A gingered pineapple and rum cocktail with lime and mint, packed full of fresh flavours.
It was a long weekend here in New Zealand, Labour weekend in fact. I’d hazard a bet that for almost all of New Zealand, Labour weekend is about two things: getting shit done, or getting no shit done at all. Translated – it’s one of the busiest weekends at the garden centre, and typically one of the first weekends that feel like real, actual summer.
For us, it was definitely about getting shit done. With help from my wonderful Mum and Dad, we hit the backyard with all the equipment. We weeded, we dug, we planted and we built. All of my tomato seedlings are in and the summer garden is ready to rock.
Most significantly for me, we finally planted a tree for my baby girl and buried her placenta, or whenua, beneath it. My big girl’s tree is at our last house, so we also planted a new tree for her. When in bloom, our girls’ trees will welcome tuis to our garden – native New Zealand birds with iridescent blue-black feathers, a distinctive white tuft beneath their neck and an equally distinctive bell-like song.

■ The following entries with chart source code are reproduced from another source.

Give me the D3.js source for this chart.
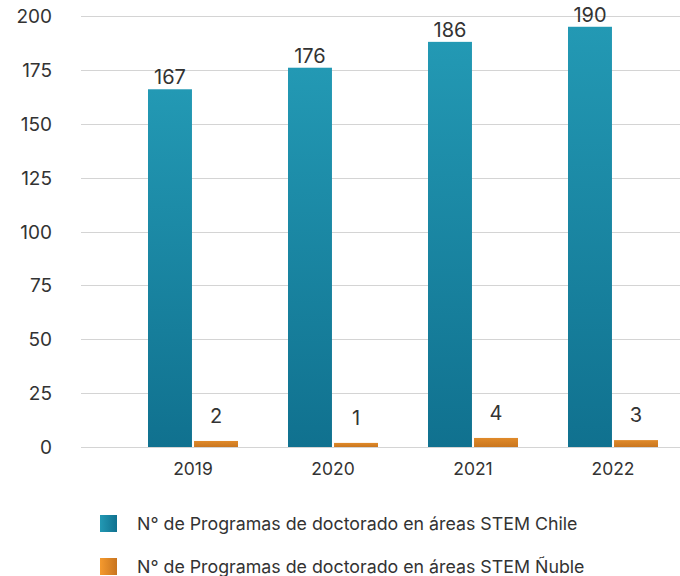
<!DOCTYPE html>
<html>
<head>
<meta charset="utf-8">
<script src="https://cdn.jsdelivr.net/npm/d3@7"></script>
<style>
  html, body { margin: 0; padding: 0; background: #fff; }
  svg { display: block; font-family: "Inter", "Noto Sans", sans-serif; }
  .grid line { stroke: #d4d4d4; stroke-width: 1; }
  .ytick { font-size: 19px; fill: #333; }
  .xtick { font-size: 17.5px; fill: #333; }
  .val { font-size: 20px; fill: #333; }
  .legend text { font-size: 17.8px; fill: #333; }
</style>
</head>
<body>
<svg id="chart" width="680" height="576"></svg>
<script>
const years = ["2019", "2020", "2021", "2022"]
// bar heights as drawn in the picture, labels as printed on it
const chileBars = [166, 176, 188, 195]
const chileLabels = ["167", "176", "186", "190"]
const nubleBars = [2.8, 1.9, 4.2, 3.2]
const nubleLabels = ["2", "1", "4", "3"]
const yTicks = [0, 25, 50, 75, 100, 125, 150, 175, 200]
const seriesNames = [
  "N° de Programas de doctorado en áreas STEM Chile",
  "N° de Programas de doctorado en áreas STEM Ñuble"
]

const svg = d3.select("#chart")

const defs = svg.append("defs")
function grad(id, top, bottom, horiz) {
  const g = defs.append("linearGradient").attr("id", id)
    .attr("x1", 0).attr("y1", 0).attr("x2", horiz ? 1 : 0).attr("y2", horiz ? 0 : 1)
  g.append("stop").attr("offset", "0%").attr("stop-color", top)
  g.append("stop").attr("offset", "100%").attr("stop-color", bottom)
}
grad("tealV", "#2399b4", "#10718f", false)
grad("orangeV", "#e08a2a", "#c9761f", false)
grad("tealH", "#2399b4", "#10718f", true)
grad("orangeH", "#f59a2e", "#c8741f", true)

const y = d3.scaleLinear().domain([0, 200]).range([447, 16])
const x = d3.scaleBand().domain(years).range([123, 683]).paddingInner(50 / 140).paddingOuter(25 / 140)
const sub = d3.scaleBand().domain(["chile", "nuble"]).range([0, x.bandwidth()]).paddingInner(0.045)

// grid + y labels
const grid = svg.append("g").attr("class", "grid")
grid.selectAll("line").data(yTicks).enter().append("line")
  .attr("x1", 81).attr("x2", 680)
  .attr("y1", (d) => Math.round(y(d)) + 0.5).attr("y2", (d) => Math.round(y(d)) + 0.5)

svg.append("g").selectAll("text").data(yTicks).enter().append("text")
  .attr("class", "ytick")
  .attr("x", 52).attr("y", (d) => y(d) + 7)
  .attr("text-anchor", "end").text((d) => d)

// bars
const groups = svg.append("g").selectAll("g").data(years).enter().append("g")
  .attr("transform", (d) => `translate(${x(d)},0)`)

groups.append("rect")
  .attr("x", sub("chile")).attr("width", sub.bandwidth())
  .attr("y", (d, i) => y(chileBars[i])).attr("height", (d, i) => y(0) - y(chileBars[i]))
  .attr("fill", "url(#tealV)")

groups.append("rect")
  .attr("x", sub("nuble")).attr("width", sub.bandwidth())
  .attr("y", (d, i) => y(nubleBars[i])).attr("height", (d, i) => y(0) - y(nubleBars[i]))
  .attr("fill", "url(#orangeV)")

groups.append("text").attr("class", "val")
  .attr("x", sub("chile") + sub.bandwidth() / 2)
  .attr("y", (d, i) => y(chileBars[i]) - 5)
  .attr("text-anchor", "middle").text((d, i) => chileLabels[i])

groups.append("text").attr("class", "val")
  .attr("x", sub("nuble") + sub.bandwidth() / 2)
  .attr("y", (d, i) => y(nubleBars[i]) - 18)
  .attr("text-anchor", "middle").text((d, i) => nubleLabels[i])

groups.append("text").attr("class", "xtick")
  .attr("x", x.bandwidth() / 2).attr("y", 475)
  .attr("text-anchor", "middle").text((d) => d)

// legend
const legend = svg.append("g").attr("class", "legend")
const fills = ["url(#tealH)", "url(#orangeH)"]
seriesNames.forEach((name, i) => {
  const g = legend.append("g").attr("transform", `translate(100,${515 + i * 43})`)
  g.append("rect").attr("width", 17).attr("height", 17).attr("fill", fills[i])
  g.append("text").attr("x", 37).attr("y", 14.5).text(name)
})
</script>
</body>
</html>
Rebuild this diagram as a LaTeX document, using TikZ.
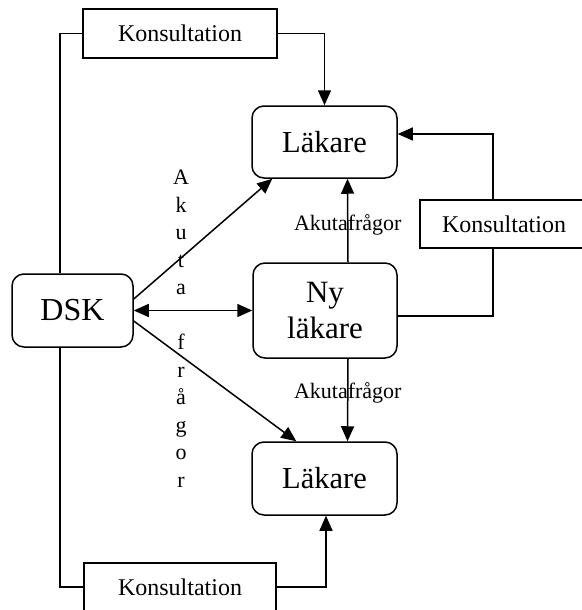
\documentclass[tikz,border=0pt]{standalone}
\usepackage{fontspec}
\setmainfont{Liberation Serif}
\usetikzlibrary{arrows.meta}
\begin{document}
\begin{tikzpicture}[x=1pt,y=-1pt,
  line width=1.5pt,
  arr/.style={-{Triangle[length=15pt,width=13pt]}},
  arrb/.style={{Triangle[length=15pt,width=13pt]}-{Triangle[length=15pt,width=13pt]}},
  rbox/.style={draw,rounded corners=12pt,inner sep=0pt,align=center},
  kbox/.style={draw,inner sep=0pt,font=\fontsize{24}{26}\selectfont},
  lab/.style={inner sep=0pt,font=\fontsize{22}{24}\selectfont},
  vlet/.style={inner sep=0pt,anchor=base,font=\fontsize{22}{26}\selectfont}]
\useasboundingbox (0,0) rectangle (581,610);
% boxes
\node[kbox,minimum width=194pt,minimum height=49pt] (kt) at (180,33.5) {Konsultation};
\node[kbox,minimum width=168pt,minimum height=48pt] (kr) at (504,224) {Konsultation};
\node[kbox,minimum width=192pt,minimum height=48pt] (kb) at (180,587) {Konsultation};
\node[rbox,minimum width=145pt,minimum height=72pt,font=\fontsize{30.5}{36}\selectfont] (l1) at (324.5,142) {Läkare};
\node[rbox,minimum width=145pt,minimum height=73pt,font=\fontsize{30.5}{36}\selectfont] (l2) at (324.5,478.5) {Läkare};
\node[rbox,minimum width=144pt,minimum height=95pt,font=\fontsize{31}{36}\selectfont] (ny) at (325,310.5) {Ny\\läkare};
\node[rbox,minimum width=121pt,minimum height=73pt,font=\fontsize{32}{36}\selectfont] (dsk) at (72.5,310.5) {DSK};
% connectors
\coordinate (c1) at (60,33.5);
\coordinate (c2) at (60,587);
\draw (kt.west) -- (c1) -- (c1 |- dsk.north);
\draw (kb.west) -- (c2) -- (c2 |- dsk.south);
\draw[arr] (kt.east) -| (l1.north);
\draw[arr] (kb.east) -| ([xshift=1.5pt]l2.south);
\draw[arr] ([xshift=-11pt]kr.north) |- ([yshift=8pt]l1.east);
\draw ([xshift=-11pt]kr.south) |- ([yshift=-5.5pt]ny.east);
\draw[arrb] (dsk.east) -- (ny.west);
\draw[arr] ([yshift=11.5pt]dsk.east) -- ([xshift=21pt]l1.south west);
\draw[arr] ([yshift=-10.5pt]dsk.east) -- ([xshift=45pt]l2.north west);
\draw[arr] ([xshift=23pt]ny.north) -- node[lab,pos=0.45] (a1) {Akutafrågor} ([xshift=23pt]l1.south);
\draw[arr] ([xshift=23pt]ny.south) -- node[lab,pos=0.42] (a2) {Akutafrågor} ([xshift=23pt]l2.north);
% vertical text
\foreach \ch [count=\i] in {A,k,u,t,a,{},f,r,å,g,o,r}
  \node[vlet] (v\i) at (181,{184.5+27.5*(\i-1)}) {\ch};
\end{tikzpicture}
\end{document}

By the end of a few days of hard work, it was definitely time to put the tools down and enjoy a celebratory cocktail. I had half a pineapple in the fridge and all the limes and mint I could ask for in the garden, so I threw it all in the blender with some rum and whipped up this refreshing cocktail.
A refreshing rum cocktail
Pineapple and rum are a flavour combination that’s undeniably hard to beat (it’s one of my favourites). This cocktail starts its life in the blender, then gets topped up with chilled soda water to become a refreshing cocktail.

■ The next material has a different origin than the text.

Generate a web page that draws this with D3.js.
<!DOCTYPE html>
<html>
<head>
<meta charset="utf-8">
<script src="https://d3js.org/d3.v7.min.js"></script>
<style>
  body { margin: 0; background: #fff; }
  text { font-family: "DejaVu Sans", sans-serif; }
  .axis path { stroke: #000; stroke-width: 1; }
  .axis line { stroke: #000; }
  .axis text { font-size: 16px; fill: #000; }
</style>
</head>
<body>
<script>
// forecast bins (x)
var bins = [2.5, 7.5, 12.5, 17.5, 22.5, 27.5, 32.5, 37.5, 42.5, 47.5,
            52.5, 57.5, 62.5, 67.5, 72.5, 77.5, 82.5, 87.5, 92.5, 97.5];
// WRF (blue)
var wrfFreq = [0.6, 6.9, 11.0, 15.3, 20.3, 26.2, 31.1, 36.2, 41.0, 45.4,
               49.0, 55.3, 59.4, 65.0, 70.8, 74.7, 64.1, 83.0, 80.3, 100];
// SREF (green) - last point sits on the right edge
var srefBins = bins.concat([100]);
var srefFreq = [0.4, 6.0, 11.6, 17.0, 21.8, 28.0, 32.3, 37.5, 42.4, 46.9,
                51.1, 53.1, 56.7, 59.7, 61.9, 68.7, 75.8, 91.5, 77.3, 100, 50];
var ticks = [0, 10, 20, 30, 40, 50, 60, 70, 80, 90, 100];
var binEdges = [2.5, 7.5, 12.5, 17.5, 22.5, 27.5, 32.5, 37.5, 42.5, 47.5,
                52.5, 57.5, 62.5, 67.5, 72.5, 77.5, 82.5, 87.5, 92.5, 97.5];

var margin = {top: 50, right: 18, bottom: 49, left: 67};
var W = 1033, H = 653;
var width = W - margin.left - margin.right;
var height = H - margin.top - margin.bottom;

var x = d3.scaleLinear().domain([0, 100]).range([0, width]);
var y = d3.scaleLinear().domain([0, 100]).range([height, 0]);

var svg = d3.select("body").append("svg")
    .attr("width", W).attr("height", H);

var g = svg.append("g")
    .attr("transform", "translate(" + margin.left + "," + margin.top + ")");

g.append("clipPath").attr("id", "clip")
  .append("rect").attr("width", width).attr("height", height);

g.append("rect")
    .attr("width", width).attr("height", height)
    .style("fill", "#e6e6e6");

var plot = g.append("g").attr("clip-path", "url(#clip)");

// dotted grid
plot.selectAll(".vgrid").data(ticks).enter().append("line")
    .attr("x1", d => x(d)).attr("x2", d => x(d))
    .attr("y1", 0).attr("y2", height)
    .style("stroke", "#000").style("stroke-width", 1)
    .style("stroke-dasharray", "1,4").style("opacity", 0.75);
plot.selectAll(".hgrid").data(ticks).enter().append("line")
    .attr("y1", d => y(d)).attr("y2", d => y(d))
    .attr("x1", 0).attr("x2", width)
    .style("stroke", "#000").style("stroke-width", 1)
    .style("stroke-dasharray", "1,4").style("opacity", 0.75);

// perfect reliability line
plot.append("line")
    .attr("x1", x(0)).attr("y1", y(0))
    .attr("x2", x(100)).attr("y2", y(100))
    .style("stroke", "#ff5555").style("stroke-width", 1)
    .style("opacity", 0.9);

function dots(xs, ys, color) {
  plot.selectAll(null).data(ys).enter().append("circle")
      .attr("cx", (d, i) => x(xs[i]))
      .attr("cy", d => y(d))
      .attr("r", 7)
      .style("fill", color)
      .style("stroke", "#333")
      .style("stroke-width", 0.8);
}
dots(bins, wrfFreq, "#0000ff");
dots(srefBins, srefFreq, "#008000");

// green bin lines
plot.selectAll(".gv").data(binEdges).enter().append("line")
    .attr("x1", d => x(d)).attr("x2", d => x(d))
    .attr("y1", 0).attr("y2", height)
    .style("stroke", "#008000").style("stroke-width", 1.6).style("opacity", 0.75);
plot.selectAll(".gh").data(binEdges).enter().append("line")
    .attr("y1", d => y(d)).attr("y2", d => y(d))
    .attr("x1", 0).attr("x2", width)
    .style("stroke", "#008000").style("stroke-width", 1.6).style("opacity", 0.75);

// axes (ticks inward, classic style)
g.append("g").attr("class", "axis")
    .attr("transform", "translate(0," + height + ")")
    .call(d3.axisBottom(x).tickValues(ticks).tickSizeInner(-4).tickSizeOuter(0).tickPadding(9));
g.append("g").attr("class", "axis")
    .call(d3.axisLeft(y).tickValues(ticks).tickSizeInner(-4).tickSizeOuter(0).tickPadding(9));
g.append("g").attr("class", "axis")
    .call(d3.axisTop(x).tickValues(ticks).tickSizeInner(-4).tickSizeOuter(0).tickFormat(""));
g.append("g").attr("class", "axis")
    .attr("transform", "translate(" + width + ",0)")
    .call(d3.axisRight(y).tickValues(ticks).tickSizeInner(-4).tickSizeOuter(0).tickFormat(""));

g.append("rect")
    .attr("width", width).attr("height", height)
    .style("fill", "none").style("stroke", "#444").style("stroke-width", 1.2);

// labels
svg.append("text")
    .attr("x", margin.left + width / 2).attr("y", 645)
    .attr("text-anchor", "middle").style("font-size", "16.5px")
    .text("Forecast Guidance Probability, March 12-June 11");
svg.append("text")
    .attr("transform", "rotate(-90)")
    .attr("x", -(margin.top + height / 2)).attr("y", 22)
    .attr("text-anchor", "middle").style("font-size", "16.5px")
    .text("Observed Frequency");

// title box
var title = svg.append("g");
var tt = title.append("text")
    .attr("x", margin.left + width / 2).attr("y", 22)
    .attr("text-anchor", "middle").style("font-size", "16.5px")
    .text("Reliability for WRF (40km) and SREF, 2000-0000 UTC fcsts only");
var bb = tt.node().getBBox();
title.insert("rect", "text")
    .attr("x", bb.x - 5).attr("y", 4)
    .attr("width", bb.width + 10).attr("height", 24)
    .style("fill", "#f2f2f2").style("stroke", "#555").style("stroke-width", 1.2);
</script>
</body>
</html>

I peeled and cored half a pineapple and threw it in the blender with dark rum (you could also use white rum), lime juice, ginger, mint and ice. I sweetened it with a little coconut sugar and blended until smooth, before topping it up with sparkling water to serve.
The number of people this serves depends a bit on the strength of your rum (be careful if it’s overproof), and how much soda water you top it up with. This cocktail recipe serves at least four, easily six, and maybe eight if you prefer a lower alcohol, refreshing drink. You could halve the quantity of rum if you want to serve fewer people, or want it lower in alcohol from the outset.

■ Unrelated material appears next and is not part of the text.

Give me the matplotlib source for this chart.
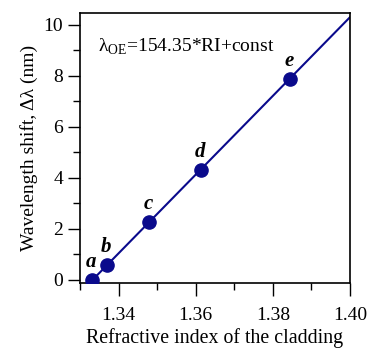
import matplotlib
matplotlib.use("Agg")
import matplotlib.pyplot as plt
import numpy as np
from matplotlib.ticker import MultipleLocator

plt.rcParams["font.family"] = "Liberation Serif"
plt.rcParams["mathtext.fontset"] = "custom"
plt.rcParams["mathtext.rm"] = "Liberation Serif"

# Data
refractive_index = [1.3331, 1.3370, 1.3479, 1.3613, 1.3844]
shift_nm = [0.0, 0.59, 2.27, 4.31, 7.88]
point_labels = ["a", "b", "c", "d", "e"]
slope = 154.35

fig = plt.figure(figsize=(3.69, 3.5), dpi=100)
ax = fig.add_axes([0.2168, 0.1914, 0.7317, 0.7716])

# Linear fit line with fixed slope
const = np.mean(np.array(shift_nm) - slope * np.array(refractive_index))
xf = np.array([refractive_index[0], 1.40])
ax.plot(xf, slope * xf + const, color="#0a0a8c", lw=1.5, zorder=2)
ax.plot(refractive_index, shift_nm, "o", color="#0a0a8c", ms=9.5, zorder=3)

for xv, yv, lab in zip(refractive_index, shift_nm, point_labels):
    ax.annotate(lab, (xv, yv), xytext=(-0.5, 13), textcoords="offset points",
                ha="center", va="center", fontsize=15,
                fontweight="bold", fontstyle="italic")

ax.text(0.065, 0.874, r"λ$_{\mathrm{OE}}$=154.35*RI+const", transform=ax.transAxes,
        fontsize=14, ha="left", va="center")

ax.set_xlim(1.33, 1.40)
ax.set_ylim(-0.12, 10.47)
ax.xaxis.set_minor_locator(MultipleLocator(0.01))
ax.yaxis.set_major_locator(MultipleLocator(2))
ax.yaxis.set_minor_locator(MultipleLocator(1))
ax.set_xticks([1.34, 1.36, 1.38, 1.40])
ax.set_xticklabels(["1.34", "1.36", "1.38", "1.40"])
ax.tick_params(which="major", direction="out", length=9, width=1, labelsize=14)
ax.tick_params(axis="x", which="major", pad=8)
ax.tick_params(axis="y", which="major", pad=3)
ax.tick_params(which="minor", direction="out", length=5, width=1)
for s in ax.spines.values():
    s.set_linewidth(1.2)

ax.set_xlabel("Refractive index of the cladding", fontsize=14.3, labelpad=3)
ax.set_ylabel("Wavelength shift, Δλ (nm)", fontsize=14, labelpad=4)

fig.savefig("out.png", dpi=100)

Pineapple and ginger rum cocktail
For the cocktail:
- Half a pineapple, peeled and cored (about 400g)
- 1/2 cup dark rum
- 1/4 cup lime juice
- 1 tbsp coconut sugar, or sweetener of your choice
- 1/2 tbsp fresh ginger, finely grated
- A few sprigs of mint, about 20 leaves
- Large handful of ice
- Chilled soda water, (sparkling water)
- Mint leaves
- Put all cocktail ingredients into a blender and blend until smooth.
- Either pour directly into glasses (until about half full) or into a carafe or large jug, before topping up with soda water. Watch out - the mixture will quickly foam up when the bubbles hit it!
- Give the mixture a gentle stir if necessary, then garnish with mint leaves and serve immediately.